● WHAT IS EXPECTED: Return the material word for word. Do not include the pictures.

● SOURCE DATA:

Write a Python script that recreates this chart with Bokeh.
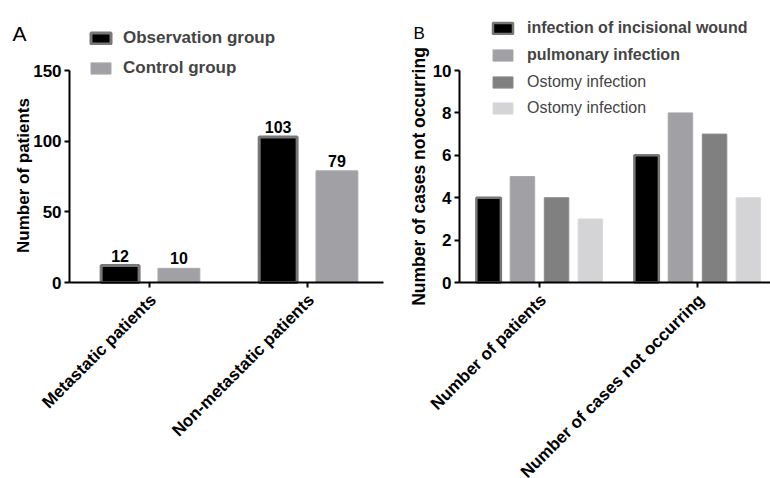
import math
import numpy as np
from bokeh.plotting import figure
from bokeh.models import (Range1d, FixedTicker, Legend, LegendItem, LabelSet,
                          Label, ColumnDataSource)
from bokeh.core.properties import value
from bokeh.layouts import row
from bokeh.embed import file_html
from bokeh.resources import INLINE

# ---------------- data ----------------
cats_a = ["Metastatic patients", "Non-metastatic patients"]
observation = [12, 103]
control = [10, 79]
ticks_a = [0, 50, 100, 150]

cats_b = ["Number of patients", "Number of cases not occurring"]
incisional = [4, 6]
pulmonary = [5, 8]
ostomy_1 = [4, 7]
ostomy_2 = [3, 4]
ticks_b = [0, 2, 4, 6, 8, 10]

FONT = "Liberation Sans"
BLACK_EDGE = "#777777"
H = 478


def make_fig(width, x_range, y_range, y_top, x_end, cats, yticks):
    p = figure(width=width, height=H, x_range=x_range, y_range=y_range,
               output_backend="svg", toolbar_location=None,
               min_border_left=0, min_border_right=0, min_border_top=0, min_border_bottom=0)
    p.grid.visible = False
    p.outline_line_color = None
    p.xaxis.fixed_location = 0
    p.xaxis.bounds = (x_range.start + 0.437, x_end)
    p.yaxis.fixed_location = x_range.start + 0.437
    p.yaxis.bounds = (0, y_top)
    p.yaxis.ticker = FixedTicker(ticks=yticks)
    p.xaxis.ticker = FixedTicker(ticks=list(range(len(cats))))
    p.xaxis.major_label_overrides = {i: "" for i in range(len(cats))}
    for ax in (p.xaxis, p.yaxis):
        ax.minor_tick_line_color = None
        ax.axis_line_width = 2
        ax.axis_line_color = "black"
        ax.major_tick_line_width = 2
        ax.major_tick_line_color = "black"
        ax.major_tick_out = 5
        ax.major_tick_in = 0
        ax.major_label_text_font = FONT
        ax.major_label_text_font_style = "bold"
        ax.major_label_text_font_size = "17px"
        ax.major_label_text_color = "black"
    p.yaxis.major_label_standoff = 3
    # category labels, rotated 45 degrees and ending at their tick
    src = ColumnDataSource(dict(x=list(range(len(cats))), y=[0] * len(cats), t=cats))
    p.add_layout(LabelSet(x="x", y="y", text="t", source=src, angle=math.pi / 4,
                          text_align="right", text_baseline="top", x_offset=-3, y_offset=-8,
                          text_font=value(FONT), text_font_style="bold",
                          text_font_size="17px", text_color="black"))
    return p


def text_label(p, x, y, text, size, style="bold", angle=0.0, align="center",
               baseline="middle"):
    p.add_layout(Label(x=x, y=y, x_units="screen", y_units="screen", text=text,
                       angle=angle, text_align=align, text_baseline=baseline,
                       text_font=FONT, text_font_style=style, text_font_size=size,
                       text_color="black"))


# ---------------- panel A ----------------
pa = make_fig(390, Range1d(-0.943, 1.525), Range1d(-138.68, 199.53), 150, 1.481,
              cats_a, ticks_a)

xa = np.arange(len(cats_a))
off_a = 0.186
ra1 = pa.vbar(x=xa - off_a, top=observation, width=0.24, bottom=0,
              fill_color="black", line_color=BLACK_EDGE, line_width=3)
ra2 = pa.vbar(x=xa + off_a, top=control, width=0.265, bottom=0,
              fill_color="#a1a1a5", line_color="#a8a8ac", line_width=1)

vsrc = ColumnDataSource(dict(x=list(xa - off_a) + list(xa + off_a),
                             y=observation + control,
                             t=[str(v) for v in observation + control]))
pa.add_layout(LabelSet(x="x", y="y", text="t", source=vsrc, text_align="center",
                       text_baseline="alphabetic", y_offset=4, text_font=value(FONT),
                       text_font_style="bold", text_font_size="16px", text_color="black"))

leg_a = Legend(items=[LegendItem(label="Observation group", renderers=[ra1]),
                      LegendItem(label="Control group", renderers=[ra2])],
               location=(88, 400), glyph_width=25, glyph_height=14, label_standoff=10,
               spacing=10, padding=0, margin=0, border_line_color=None,
               background_fill_alpha=0, label_text_font=FONT,
               label_text_font_style="bold", label_text_font_size="17px")
pa.add_layout(leg_a)
text_label(pa, 12, H - 33, "A", "21px", style="normal", align="left", baseline="alphabetic")
text_label(pa, 23, H - 175, "Number of patients", "17px", angle=math.pi / 2)

# ---------------- panel B ----------------
pb = make_fig(380, Range1d(-0.943, 1.462), Range1d(-9.245, 13.302), 10, 1.462,
              cats_b, ticks_b)

xb = np.arange(len(cats_b))
w_b = 0.155
rb1 = pb.vbar(x=xb - 0.322, top=incisional, width=w_b, bottom=0,
              fill_color="black", line_color=BLACK_EDGE, line_width=2.5)
rb2 = pb.vbar(x=xb - 0.108, top=pulmonary, width=w_b, bottom=0,
              fill_color="#a1a1a5", line_color="#a8a8ac", line_width=1)
rb3 = pb.vbar(x=xb + 0.108, top=ostomy_1, width=w_b, bottom=0,
              fill_color="#808080", line_color="#8a8a8a", line_width=1)
rb4 = pb.vbar(x=xb + 0.322, top=ostomy_2, width=w_b, bottom=0,
              fill_color="#d4d4d6", line_color="#dadadc", line_width=1)

leg_b1 = Legend(items=[LegendItem(label="infection of incisional wound", renderers=[rb1]),
                       LegendItem(label="pulmonary infection", renderers=[rb2])],
                location=(100, 414), glyph_width=25, glyph_height=14, label_standoff=12,
                spacing=9, padding=0, margin=0, border_line_color=None,
                background_fill_alpha=0, label_text_font=FONT,
                label_text_font_style="bold", label_text_font_size="16px")
leg_b2 = Legend(items=[LegendItem(label="Ostomy infection", renderers=[rb3]),
                       LegendItem(label="Ostomy infection", renderers=[rb4])],
                location=(100, 361), glyph_width=25, glyph_height=14, label_standoff=12,
                spacing=8, padding=0, margin=0, border_line_color=None,
                background_fill_alpha=0, label_text_font=FONT,
                label_text_font_style="normal", label_text_font_size="16px")
pb.add_layout(leg_b1)
pb.add_layout(leg_b2)
text_label(pb, 23, H - 33, "B", "17px", style="normal", align="left", baseline="alphabetic")
text_label(pb, 28, H - 176, "Number of cases not occurring", "17.5px", angle=math.pi / 2)

layout = row(pa, pb)
open("out.html", "w").write(file_html(layout, INLINE))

● RESPONSE:
Write a Python script that recreates this chart with Bokeh.
import math
import numpy as np
from bokeh.plotting import figure
from bokeh.models import (Range1d, FixedTicker, Legend, LegendItem, LabelSet,
                          Label, ColumnDataSource)
from bokeh.core.properties import value
from bokeh.layouts import row
from bokeh.embed import file_html
from bokeh.resources import INLINE

# ---------------- data ----------------
cats_a = ["Metastatic patients", "Non-metastatic patients"]
observation = [12, 103]
control = [10, 79]
ticks_a = [0, 50, 100, 150]

cats_b = ["Number of patients", "Number of cases not occurring"]
incisional = [4, 6]
pulmonary = [5, 8]
ostomy_1 = [4, 7]
ostomy_2 = [3, 4]
ticks_b = [0, 2, 4, 6, 8, 10]

FONT = "Liberation Sans"
BLACK_EDGE = "#777777"
H = 478


def make_fig(width, x_range, y_range, y_top, x_end, cats, yticks):
    p = figure(width=width, height=H, x_range=x_range, y_range=y_range,
               output_backend="svg", toolbar_location=None,
               min_border_left=0, min_border_right=0, min_border_top=0, min_border_bottom=0)
    p.grid.visible = False
    p.outline_line_color = None
    p.xaxis.fixed_location = 0
    p.xaxis.bounds = (x_range.start + 0.437, x_end)
    p.yaxis.fixed_location = x_range.start + 0.437
    p.yaxis.bounds = (0, y_top)
    p.yaxis.ticker = FixedTicker(ticks=yticks)
    p.xaxis.ticker = FixedTicker(ticks=list(range(len(cats))))
    p.xaxis.major_label_overrides = {i: "" for i in range(len(cats))}
    for ax in (p.xaxis, p.yaxis):
        ax.minor_tick_line_color = None
        ax.axis_line_width = 2
        ax.axis_line_color = "black"
        ax.major_tick_line_width = 2
        ax.major_tick_line_color = "black"
        ax.major_tick_out = 5
        ax.major_tick_in = 0
        ax.major_label_text_font = FONT
        ax.major_label_text_font_style = "bold"
        ax.major_label_text_font_size = "17px"
        ax.major_label_text_color = "black"
    p.yaxis.major_label_standoff = 3
    # category labels, rotated 45 degrees and ending at their tick
    src = ColumnDataSource(dict(x=list(range(len(cats))), y=[0] * len(cats), t=cats))
    p.add_layout(LabelSet(x="x", y="y", text="t", source=src, angle=math.pi / 4,
                          text_align="right", text_baseline="top", x_offset=-3, y_offset=-8,
                          text_font=value(FONT), text_font_style="bold",
                          text_font_size="17px", text_color="black"))
    return p


def text_label(p, x, y, text, size, style="bold", angle=0.0, align="center",
               baseline="middle"):
    p.add_layout(Label(x=x, y=y, x_units="screen", y_units="screen", text=text,
                       angle=angle, text_align=align, text_baseline=baseline,
                       text_font=FONT, text_font_style=style, text_font_size=size,
                       text_color="black"))


# ---------------- panel A ----------------
pa = make_fig(390, Range1d(-0.943, 1.525), Range1d(-138.68, 199.53), 150, 1.481,
              cats_a, ticks_a)

xa = np.arange(len(cats_a))
off_a = 0.186
ra1 = pa.vbar(x=xa - off_a, top=observation, width=0.24, bottom=0,
              fill_color="black", line_color=BLACK_EDGE, line_width=3)
ra2 = pa.vbar(x=xa + off_a, top=control, width=0.265, bottom=0,
              fill_color="#a1a1a5", line_color="#a8a8ac", line_width=1)

vsrc = ColumnDataSource(dict(x=list(xa - off_a) + list(xa + off_a),
                             y=observation + control,
                             t=[str(v) for v in observation + control]))
pa.add_layout(LabelSet(x="x", y="y", text="t", source=vsrc, text_align="center",
                       text_baseline="alphabetic", y_offset=4, text_font=value(FONT),
                       text_font_style="bold", text_font_size="16px", text_color="black"))

leg_a = Legend(items=[LegendItem(label="Observation group", renderers=[ra1]),
                      LegendItem(label="Control group", renderers=[ra2])],
               location=(88, 400), glyph_width=25, glyph_height=14, label_standoff=10,
               spacing=10, padding=0, margin=0, border_line_color=None,
               background_fill_alpha=0, label_text_font=FONT,
               label_text_font_style="bold", label_text_font_size="17px")
pa.add_layout(leg_a)
text_label(pa, 12, H - 33, "A", "21px", style="normal", align="left", baseline="alphabetic")
text_label(pa, 23, H - 175, "Number of patients", "17px", angle=math.pi / 2)

# ---------------- panel B ----------------
pb = make_fig(380, Range1d(-0.943, 1.462), Range1d(-9.245, 13.302), 10, 1.462,
              cats_b, ticks_b)

xb = np.arange(len(cats_b))
w_b = 0.155
rb1 = pb.vbar(x=xb - 0.322, top=incisional, width=w_b, bottom=0,
              fill_color="black", line_color=BLACK_EDGE, line_width=2.5)
rb2 = pb.vbar(x=xb - 0.108, top=pulmonary, width=w_b, bottom=0,
              fill_color="#a1a1a5", line_color="#a8a8ac", line_width=1)
rb3 = pb.vbar(x=xb + 0.108, top=ostomy_1, width=w_b, bottom=0,
              fill_color="#808080", line_color="#8a8a8a", line_width=1)
rb4 = pb.vbar(x=xb + 0.322, top=ostomy_2, width=w_b, bottom=0,
              fill_color="#d4d4d6", line_color="#dadadc", line_width=1)

leg_b1 = Legend(items=[LegendItem(label="infection of incisional wound", renderers=[rb1]),
                       LegendItem(label="pulmonary infection", renderers=[rb2])],
                location=(100, 414), glyph_width=25, glyph_height=14, label_standoff=12,
                spacing=9, padding=0, margin=0, border_line_color=None,
                background_fill_alpha=0, label_text_font=FONT,
                label_text_font_style="bold", label_text_font_size="16px")
leg_b2 = Legend(items=[LegendItem(label="Ostomy infection", renderers=[rb3]),
                       LegendItem(label="Ostomy infection", renderers=[rb4])],
                location=(100, 361), glyph_width=25, glyph_height=14, label_standoff=12,
                spacing=8, padding=0, margin=0, border_line_color=None,
                background_fill_alpha=0, label_text_font=FONT,
                label_text_font_style="normal", label_text_font_size="16px")
pb.add_layout(leg_b1)
pb.add_layout(leg_b2)
text_label(pb, 23, H - 33, "B", "17px", style="normal", align="left", baseline="alphabetic")
text_label(pb, 28, H - 176, "Number of cases not occurring", "17.5px", angle=math.pi / 2)

layout = row(pa, pb)
open("out.html", "w").write(file_html(layout, INLINE))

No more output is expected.